Bu ifadelerim elbette meseleye bir zaviyeden bakış ve yorum olarak görülebilir. Liberal ve ileri sol paradigmalarla konuyu okumak demek bu sorunun Kürtlerden mi kaynaklandığı yoksa Kürtlere dair mi olduğu konusunu aydınlatmıyor ne yazık ki.

Dünyanın hiçbir yerinde çoğulculuk ve demokrasi bir grubun sorun olarak nitelenen meselelere dair itirazını silahlı bir devrim teşebbüsüyle gerçekleştirdiğine şahit olmamıştır. HDP merkezinde seçimlerin göbeğine oturan polemik bir siyasi partinin ve onun adayının durumunda öte giderek alternatif pazarlık süreçlerine kapı açan bir ivmeye yönelmiş görünmektedir.

Bu ülkenin insanlarını bir bölge siyasetine kilitleyip burada seçim sonuçlarına ayar vermeye çalışmak, barajı geçerek ülkeyi kurtaran olmak ve nihayetinde özellikle ikinci tura kalırsa seçimde nelerin söz konusu olacağıysa merak konusu gerçekten.
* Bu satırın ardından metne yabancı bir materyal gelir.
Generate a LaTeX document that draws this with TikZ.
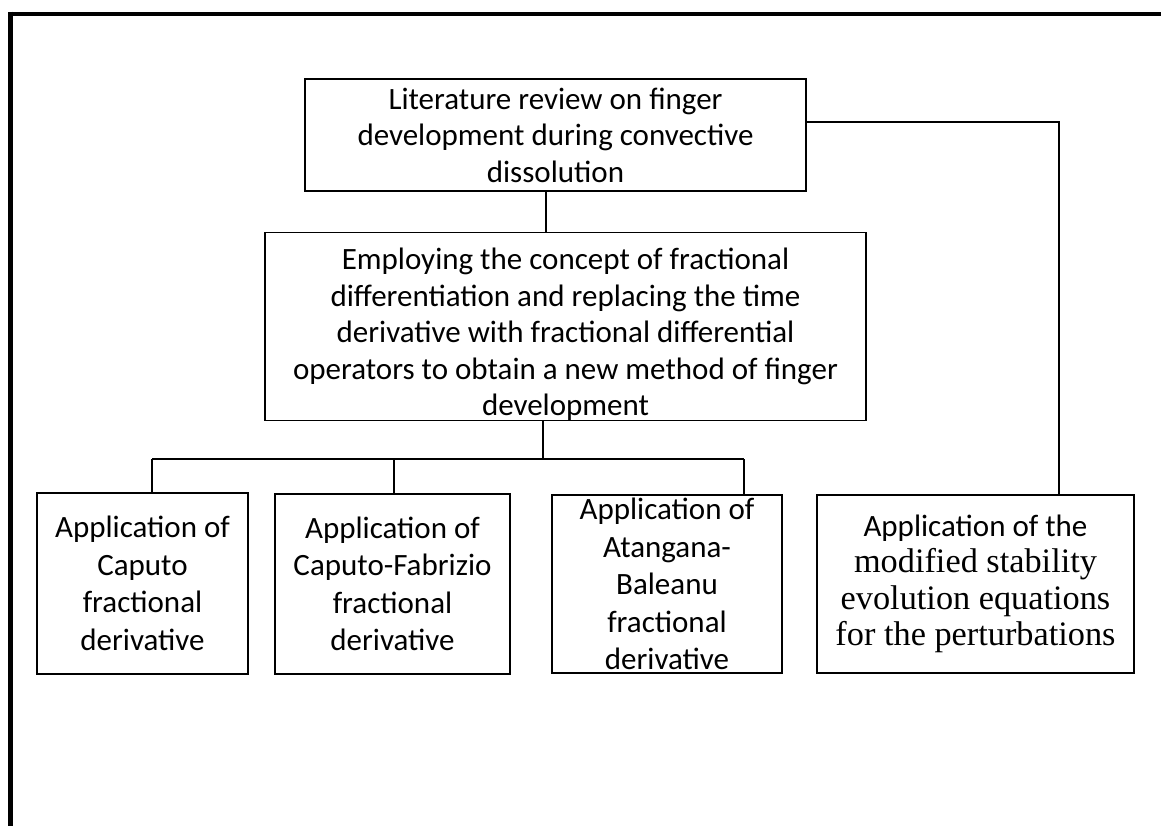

Bu arada PKK askerimize ve polisimize kurşun sıkarak Kürt Sorununu çözmeye devam ediyor(!!!!!!) Kürtleri onların anladığı çerçevede bir sorun haline getirip, Kürtlerin sorunlarını ise kendi rezervinde çözümsüzlüğe mahkûm ederek eylemlerine devam ediyor. Bu bir devlet ve millet sorunuyken öte yandan seçimler üzerinden demokratik özgürlük söylemleri birbirine karışarak seçim vaatleri arasında kayıp olup gidiyor.

Şimdi öncelikle karar verelim bu sorun denilen şeyin öznesi ne ve kim? HDP meşru zeminde bir hakkı sürdürürken, bir cumhurbaşkanı adayı ile temsil edilirken ve biri sürü Türk de!!! kendilerini değişik saikalarla desteklerken sorun sarmalı ve söylemi üzerinden hesap yapmanın faydası kimedir demeden edemiyor insan.

Kürt kardeşlerini tarih ve din kardeşi bilen Türkler bu sorun içinde çözümün nesi oluruzu düşünürken Kürt sorunu kavramsallaştırmasındaki kafa karışıklığına da dikkat çekmek istiyorlar. Yanlış sorular ve kavramlaştırmalarla doğru netice muhal görünüyor.

Kürt sorunu söyleminin, Kürtlerin sorun çıkaran olarak algılanmasının Kürt kardeşlerimizi kırabileceğini o yüzden böyle bir söylemin yanlış olacağını ifadeye ise zaten gerek yoktur. Bu ülkenin vatansever Kürtleri de böyle bir çıkmazda kalmayı istemeyeceklerdir. Adını koyup tanımını yapamadığımız bir şeyi çözmeyi konuşmaksa biraz abesle iştigal olmuyor mu?

Kandil harekâtını ise Fırat kalkanı ve Afrin harekâtı cümlesinden kuşatmaya karşı bir devlet reaksiyonu olarak okumak akıl sağlığımıza daha iyi gelecektir. Orada bir etnisite ile değil terörle mücadele söz konusudur. İpek yolu, enerji güvenliği ve umum ekonomik teşekkül açısından bu mücadele hayatidir. TSK ve devlet gereğini yapacaktır bunun seçimle meçimle de alakası yoktur.

HDP meclise girerse ya da girmezse ne olurmuş? Girdi de ne oldu? Giremese ne olacaktı? Ne dünya yıkılır ne de âlem yeniden yapılır. Bu ayartıcı psikolojik operasyonlarla kendine yol açmaya çalışan her türlü siyaset ahlaksızlıktır. Özgürlük hak falan diyerek liberal söylemli devrimci yobazlığından da artık sıkıldı Türkiye. Hele her seferinde bagajlardan terör çıkıyorsa.

BU ÜLKE'de, herkesin Türkiye Cumhuriyeti çatısı altında, razı olduğu bir adil teklif ve sebep oluşturulmadıkça ve insanlar bu umutla geleceği düşünemediği sürece pandomim devam edecektir. Vicdanen müşterek olduğumuz her soruna birlikte pansuman yapalım ama müştereklerimizi tahrip eden her projeye de aynı vicdanla karşı çıkalım.

Nietzsche sözüyle bitirelim: Fakat yeter! Yeter! Artık dayanamıyorum. Kötü hava! Kötü hava! İdeallerin üretildiği bu atölyeler gerçekten en aptal yalanlar yüzünden pis kokuyor.